There are lots of different kinds of equipment that a pest control professional might need a license for, but luckily the rules tend to be absolute. Either you need a license for everything, or you do not need a license for anything. Specifically, the ACT and the Northern Territory do not require licensing for pest control methods.


One of the unsung heroes of the pest control industry is the insurance provided to the employees. It is unlawful for an Australian pest control service to operate without insurance in every state of the federation.

If the pest control service you are looking to hire does not have insurance, then it might not be legal, effective, licensed to operate its equipment, or any combination of the three. But why is insurance so important? Many pest control professionals ask the same thing. But ultimately, it is there to protect the workers.

What are they supposed to do about if an employee is hurt? There will inevitably be a period where they need to recover from their injury but cannot work. Insurance protects them from that eventuality.

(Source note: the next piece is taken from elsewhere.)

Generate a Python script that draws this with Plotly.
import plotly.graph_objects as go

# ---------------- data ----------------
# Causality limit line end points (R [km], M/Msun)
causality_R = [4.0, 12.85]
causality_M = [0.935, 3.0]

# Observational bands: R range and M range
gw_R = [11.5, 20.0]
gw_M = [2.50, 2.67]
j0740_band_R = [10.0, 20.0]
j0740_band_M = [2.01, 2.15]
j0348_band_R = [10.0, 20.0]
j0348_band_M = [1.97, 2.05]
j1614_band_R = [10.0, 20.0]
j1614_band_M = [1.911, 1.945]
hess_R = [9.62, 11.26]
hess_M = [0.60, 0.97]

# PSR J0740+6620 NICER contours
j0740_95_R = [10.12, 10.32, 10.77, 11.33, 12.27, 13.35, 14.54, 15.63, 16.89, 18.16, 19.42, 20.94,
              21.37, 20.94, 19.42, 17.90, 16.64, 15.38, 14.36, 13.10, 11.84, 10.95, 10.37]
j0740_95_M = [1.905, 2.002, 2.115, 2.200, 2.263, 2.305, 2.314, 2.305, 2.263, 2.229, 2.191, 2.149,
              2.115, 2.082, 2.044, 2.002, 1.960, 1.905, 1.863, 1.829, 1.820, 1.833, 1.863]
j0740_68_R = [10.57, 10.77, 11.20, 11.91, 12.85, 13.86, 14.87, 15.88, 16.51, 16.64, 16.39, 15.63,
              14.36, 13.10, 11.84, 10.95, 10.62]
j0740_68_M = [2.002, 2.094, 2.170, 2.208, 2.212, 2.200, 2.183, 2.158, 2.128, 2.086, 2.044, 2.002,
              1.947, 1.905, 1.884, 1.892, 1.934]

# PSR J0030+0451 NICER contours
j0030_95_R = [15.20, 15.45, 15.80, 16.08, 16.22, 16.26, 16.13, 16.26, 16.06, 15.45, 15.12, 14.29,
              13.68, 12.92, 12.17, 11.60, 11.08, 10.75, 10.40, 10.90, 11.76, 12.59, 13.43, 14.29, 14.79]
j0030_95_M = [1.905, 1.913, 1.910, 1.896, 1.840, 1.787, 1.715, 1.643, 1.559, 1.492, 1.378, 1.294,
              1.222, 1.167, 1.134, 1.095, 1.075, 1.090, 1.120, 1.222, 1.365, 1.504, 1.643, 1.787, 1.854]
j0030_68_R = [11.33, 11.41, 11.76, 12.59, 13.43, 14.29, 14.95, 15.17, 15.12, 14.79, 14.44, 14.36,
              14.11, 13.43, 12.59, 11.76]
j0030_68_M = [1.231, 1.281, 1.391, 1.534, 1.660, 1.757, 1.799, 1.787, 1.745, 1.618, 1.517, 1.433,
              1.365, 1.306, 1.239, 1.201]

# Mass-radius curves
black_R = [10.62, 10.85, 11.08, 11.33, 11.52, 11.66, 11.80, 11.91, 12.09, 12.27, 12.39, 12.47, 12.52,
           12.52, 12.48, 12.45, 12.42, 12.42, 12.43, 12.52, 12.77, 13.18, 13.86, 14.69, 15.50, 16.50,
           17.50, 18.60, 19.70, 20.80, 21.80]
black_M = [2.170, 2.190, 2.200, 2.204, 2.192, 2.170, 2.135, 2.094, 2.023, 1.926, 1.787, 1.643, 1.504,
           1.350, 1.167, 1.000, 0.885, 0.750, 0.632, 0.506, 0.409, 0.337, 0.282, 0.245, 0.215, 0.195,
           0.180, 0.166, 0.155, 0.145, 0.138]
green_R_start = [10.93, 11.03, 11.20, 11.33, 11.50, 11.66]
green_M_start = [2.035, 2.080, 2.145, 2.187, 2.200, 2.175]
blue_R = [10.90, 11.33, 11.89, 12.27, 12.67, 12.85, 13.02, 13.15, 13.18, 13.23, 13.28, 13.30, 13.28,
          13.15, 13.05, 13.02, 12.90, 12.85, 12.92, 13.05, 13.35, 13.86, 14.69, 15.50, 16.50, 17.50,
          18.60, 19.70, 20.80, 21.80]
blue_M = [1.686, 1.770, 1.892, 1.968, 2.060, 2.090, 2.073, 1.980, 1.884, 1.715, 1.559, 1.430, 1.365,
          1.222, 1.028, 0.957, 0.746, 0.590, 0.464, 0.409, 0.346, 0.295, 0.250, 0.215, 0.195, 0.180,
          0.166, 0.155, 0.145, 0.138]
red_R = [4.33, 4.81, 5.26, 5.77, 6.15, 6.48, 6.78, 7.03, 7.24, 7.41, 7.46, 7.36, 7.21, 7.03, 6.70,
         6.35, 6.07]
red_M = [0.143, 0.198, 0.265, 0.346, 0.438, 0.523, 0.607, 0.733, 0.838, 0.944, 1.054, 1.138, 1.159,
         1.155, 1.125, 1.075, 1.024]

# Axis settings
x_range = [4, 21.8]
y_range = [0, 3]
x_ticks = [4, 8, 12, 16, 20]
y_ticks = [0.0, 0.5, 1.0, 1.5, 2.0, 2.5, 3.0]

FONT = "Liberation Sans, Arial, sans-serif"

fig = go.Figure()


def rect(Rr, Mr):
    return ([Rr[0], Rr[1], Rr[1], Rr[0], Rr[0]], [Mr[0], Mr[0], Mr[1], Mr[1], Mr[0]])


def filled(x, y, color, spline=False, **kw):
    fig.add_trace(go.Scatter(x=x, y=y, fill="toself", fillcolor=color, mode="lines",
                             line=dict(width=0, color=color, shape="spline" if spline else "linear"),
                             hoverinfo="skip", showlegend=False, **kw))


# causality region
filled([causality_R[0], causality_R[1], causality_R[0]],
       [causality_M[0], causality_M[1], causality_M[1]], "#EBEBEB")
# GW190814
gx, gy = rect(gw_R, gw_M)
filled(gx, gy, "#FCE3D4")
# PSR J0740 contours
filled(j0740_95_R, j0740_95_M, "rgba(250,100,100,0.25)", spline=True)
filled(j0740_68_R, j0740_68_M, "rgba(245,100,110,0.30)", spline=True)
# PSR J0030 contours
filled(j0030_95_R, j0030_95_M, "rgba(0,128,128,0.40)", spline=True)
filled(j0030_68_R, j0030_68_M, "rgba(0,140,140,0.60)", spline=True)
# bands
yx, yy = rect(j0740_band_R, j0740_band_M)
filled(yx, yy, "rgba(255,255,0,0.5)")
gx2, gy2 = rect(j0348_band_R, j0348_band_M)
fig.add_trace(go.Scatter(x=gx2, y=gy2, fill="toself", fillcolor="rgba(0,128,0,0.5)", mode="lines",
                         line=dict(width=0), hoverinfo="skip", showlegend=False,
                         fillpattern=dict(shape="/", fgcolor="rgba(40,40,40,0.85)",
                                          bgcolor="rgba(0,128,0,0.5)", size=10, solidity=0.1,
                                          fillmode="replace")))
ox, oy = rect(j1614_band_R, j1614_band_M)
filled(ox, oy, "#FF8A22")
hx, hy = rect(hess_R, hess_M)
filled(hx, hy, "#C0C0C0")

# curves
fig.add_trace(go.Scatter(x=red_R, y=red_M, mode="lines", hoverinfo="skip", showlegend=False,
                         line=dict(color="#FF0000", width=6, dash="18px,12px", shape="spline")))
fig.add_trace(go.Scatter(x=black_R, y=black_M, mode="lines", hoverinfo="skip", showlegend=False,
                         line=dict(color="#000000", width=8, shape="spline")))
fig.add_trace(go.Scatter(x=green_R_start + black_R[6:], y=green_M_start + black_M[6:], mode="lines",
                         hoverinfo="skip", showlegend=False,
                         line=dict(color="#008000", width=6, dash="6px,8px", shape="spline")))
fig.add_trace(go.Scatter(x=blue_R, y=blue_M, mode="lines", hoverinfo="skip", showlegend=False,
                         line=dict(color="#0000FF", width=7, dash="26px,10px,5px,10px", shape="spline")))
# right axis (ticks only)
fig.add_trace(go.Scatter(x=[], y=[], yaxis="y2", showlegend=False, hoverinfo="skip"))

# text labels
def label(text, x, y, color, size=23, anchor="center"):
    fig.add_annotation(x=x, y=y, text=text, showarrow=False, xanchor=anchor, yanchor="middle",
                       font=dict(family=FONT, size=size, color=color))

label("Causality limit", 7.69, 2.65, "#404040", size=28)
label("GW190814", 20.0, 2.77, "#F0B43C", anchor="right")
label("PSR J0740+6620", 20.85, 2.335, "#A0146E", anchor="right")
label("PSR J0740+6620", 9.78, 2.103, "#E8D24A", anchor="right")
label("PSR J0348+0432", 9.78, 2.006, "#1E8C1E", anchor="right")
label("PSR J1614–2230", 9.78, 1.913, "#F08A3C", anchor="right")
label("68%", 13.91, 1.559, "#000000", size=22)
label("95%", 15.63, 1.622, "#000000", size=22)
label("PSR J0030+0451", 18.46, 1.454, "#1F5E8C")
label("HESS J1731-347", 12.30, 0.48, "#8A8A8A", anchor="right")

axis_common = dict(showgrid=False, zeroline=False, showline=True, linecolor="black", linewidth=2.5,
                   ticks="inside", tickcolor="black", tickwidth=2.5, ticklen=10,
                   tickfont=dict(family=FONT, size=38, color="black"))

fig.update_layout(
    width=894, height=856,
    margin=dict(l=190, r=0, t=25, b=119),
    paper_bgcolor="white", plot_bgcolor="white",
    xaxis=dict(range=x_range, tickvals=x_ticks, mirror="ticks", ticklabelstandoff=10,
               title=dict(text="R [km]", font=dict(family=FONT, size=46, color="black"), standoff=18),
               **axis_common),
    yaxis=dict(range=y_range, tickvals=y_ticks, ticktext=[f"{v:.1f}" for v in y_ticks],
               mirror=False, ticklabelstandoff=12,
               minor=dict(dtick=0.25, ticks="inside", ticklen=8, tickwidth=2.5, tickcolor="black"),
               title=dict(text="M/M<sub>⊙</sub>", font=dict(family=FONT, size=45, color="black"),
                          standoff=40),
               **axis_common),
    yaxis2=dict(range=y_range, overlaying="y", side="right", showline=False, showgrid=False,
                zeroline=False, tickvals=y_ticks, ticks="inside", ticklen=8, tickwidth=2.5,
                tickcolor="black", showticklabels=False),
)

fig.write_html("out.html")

Insurance also protects the consumer (you) from any damages the pest controllers might cause in the course of their work. In essence, it is there to ensure that the pest control business cannot be negligent in its behavior.


Scrutinizing the efficacy of a pest control professional’s training is a bit different from doing the same to their licenses or insurance. Licenses and insurance are public knowledge—many businesses will have these documents framed on their walls somewhere so they are easily viewable to anyone who walks in.

Training, however, is not public knowledge. This is because licenses usually answer most of the questions a person might have about a pest controller’s skills. Training is usually reserved for understanding how to navigate specific types of areas. It is not always required, for instance, that a pest controller scale a building.

In this case, the best way to know if a pest controller has the training required to access a specific area is to ask. And even then, they only need training if the area is uniquely adverse.


Experience is one of the hardest things to gauge in a pest control professional. This is the reason why people usually go for the most recognizable names, both in the pest control industry as well as basically any other product: If you can recognize it, you assume it has some degree of credibility to its name.

The best way to tell if a business is experienced is by combining knowledge from the other things you have to look for. Ask them what their licenses, insurance, and training are, and when they received them. If they received them before 2015, then you are absolutely safe. No one stays in business that long without expertise.

Do not trust their experience if they have difficulty answering those questions. They may also claim that any of their paperwork is still being processed. This is not to say that they are a completely untrustworthy business; they can be new and still good at their jobs. And it is not like the government has never failed to do paperwork quickly.

However, it is a possible red flag that they have not obtained the necessary licences, insurance, or training. And without those things, you can be sure they will not do a good job.